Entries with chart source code
+ + + + + + +

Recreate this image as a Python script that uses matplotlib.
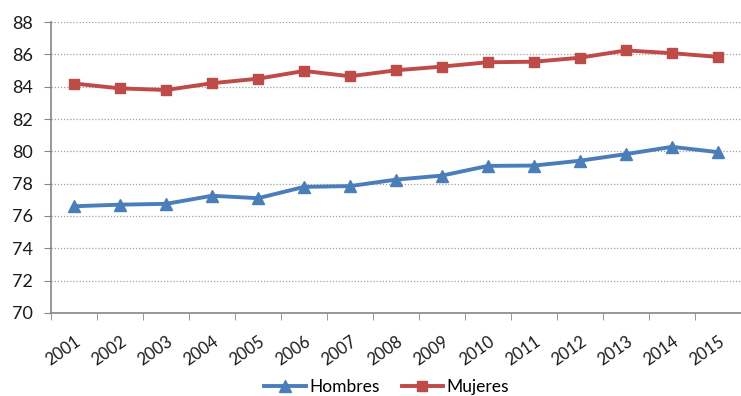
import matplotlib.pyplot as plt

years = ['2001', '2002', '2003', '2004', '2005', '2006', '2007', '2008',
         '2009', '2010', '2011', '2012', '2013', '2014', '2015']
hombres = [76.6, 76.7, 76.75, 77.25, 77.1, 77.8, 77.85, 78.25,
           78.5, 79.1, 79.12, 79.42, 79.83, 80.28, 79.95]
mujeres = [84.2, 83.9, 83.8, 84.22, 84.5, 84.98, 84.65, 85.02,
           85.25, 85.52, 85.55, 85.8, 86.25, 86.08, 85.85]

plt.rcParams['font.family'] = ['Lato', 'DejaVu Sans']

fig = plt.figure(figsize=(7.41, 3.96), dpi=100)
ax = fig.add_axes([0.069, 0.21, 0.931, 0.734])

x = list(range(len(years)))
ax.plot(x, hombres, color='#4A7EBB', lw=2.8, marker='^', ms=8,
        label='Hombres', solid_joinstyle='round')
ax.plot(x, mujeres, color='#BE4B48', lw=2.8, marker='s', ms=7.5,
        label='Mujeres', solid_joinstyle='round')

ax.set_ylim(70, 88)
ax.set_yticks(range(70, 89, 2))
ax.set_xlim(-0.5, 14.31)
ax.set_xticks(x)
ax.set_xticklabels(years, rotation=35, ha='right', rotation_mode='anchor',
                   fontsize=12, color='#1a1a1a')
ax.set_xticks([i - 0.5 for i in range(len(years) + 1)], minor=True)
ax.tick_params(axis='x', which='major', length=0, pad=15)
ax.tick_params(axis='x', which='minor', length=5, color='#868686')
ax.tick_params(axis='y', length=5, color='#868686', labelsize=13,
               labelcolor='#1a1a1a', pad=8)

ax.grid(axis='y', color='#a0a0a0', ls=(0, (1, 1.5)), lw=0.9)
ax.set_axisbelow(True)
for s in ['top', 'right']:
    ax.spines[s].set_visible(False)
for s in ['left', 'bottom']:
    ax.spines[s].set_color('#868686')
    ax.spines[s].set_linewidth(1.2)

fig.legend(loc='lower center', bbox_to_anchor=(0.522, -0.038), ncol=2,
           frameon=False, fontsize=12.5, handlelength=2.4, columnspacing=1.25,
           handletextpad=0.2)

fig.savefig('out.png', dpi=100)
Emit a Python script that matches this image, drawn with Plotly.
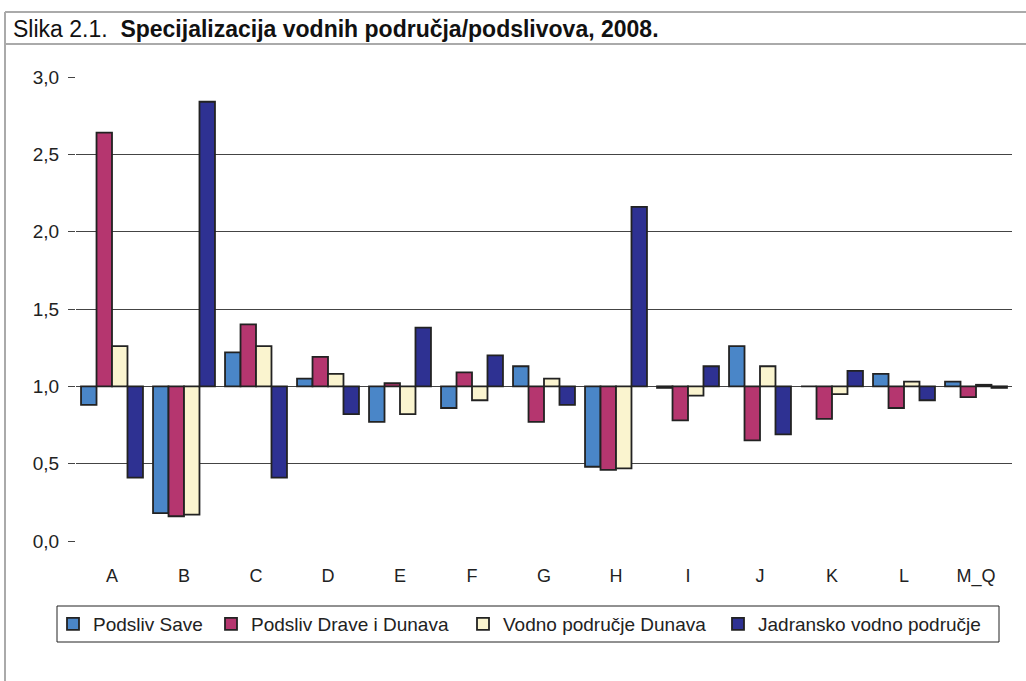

+ + + + + + +

> **WHAT THE EXERCISE ASKS**
Every record above should be written out again without change, except that the pictures are left out.

> **EXERCISE RESPONSE**
Recreate this image as a Python script that uses matplotlib.
import matplotlib.pyplot as plt

years = ['2001', '2002', '2003', '2004', '2005', '2006', '2007', '2008',
         '2009', '2010', '2011', '2012', '2013', '2014', '2015']
hombres = [76.6, 76.7, 76.75, 77.25, 77.1, 77.8, 77.85, 78.25,
           78.5, 79.1, 79.12, 79.42, 79.83, 80.28, 79.95]
mujeres = [84.2, 83.9, 83.8, 84.22, 84.5, 84.98, 84.65, 85.02,
           85.25, 85.52, 85.55, 85.8, 86.25, 86.08, 85.85]

plt.rcParams['font.family'] = ['Lato', 'DejaVu Sans']

fig = plt.figure(figsize=(7.41, 3.96), dpi=100)
ax = fig.add_axes([0.069, 0.21, 0.931, 0.734])

x = list(range(len(years)))
ax.plot(x, hombres, color='#4A7EBB', lw=2.8, marker='^', ms=8,
        label='Hombres', solid_joinstyle='round')
ax.plot(x, mujeres, color='#BE4B48', lw=2.8, marker='s', ms=7.5,
        label='Mujeres', solid_joinstyle='round')

ax.set_ylim(70, 88)
ax.set_yticks(range(70, 89, 2))
ax.set_xlim(-0.5, 14.31)
ax.set_xticks(x)
ax.set_xticklabels(years, rotation=35, ha='right', rotation_mode='anchor',
                   fontsize=12, color='#1a1a1a')
ax.set_xticks([i - 0.5 for i in range(len(years) + 1)], minor=True)
ax.tick_params(axis='x', which='major', length=0, pad=15)
ax.tick_params(axis='x', which='minor', length=5, color='#868686')
ax.tick_params(axis='y', length=5, color='#868686', labelsize=13,
               labelcolor='#1a1a1a', pad=8)

ax.grid(axis='y', color='#a0a0a0', ls=(0, (1, 1.5)), lw=0.9)
ax.set_axisbelow(True)
for s in ['top', 'right']:
    ax.spines[s].set_visible(False)
for s in ['left', 'bottom']:
    ax.spines[s].set_color('#868686')
    ax.spines[s].set_linewidth(1.2)

fig.legend(loc='lower center', bbox_to_anchor=(0.522, -0.038), ncol=2,
           frameon=False, fontsize=12.5, handlelength=2.4, columnspacing=1.25,
           handletextpad=0.2)

fig.savefig('out.png', dpi=100)
Emit a Python script that matches this image, drawn with Plotly.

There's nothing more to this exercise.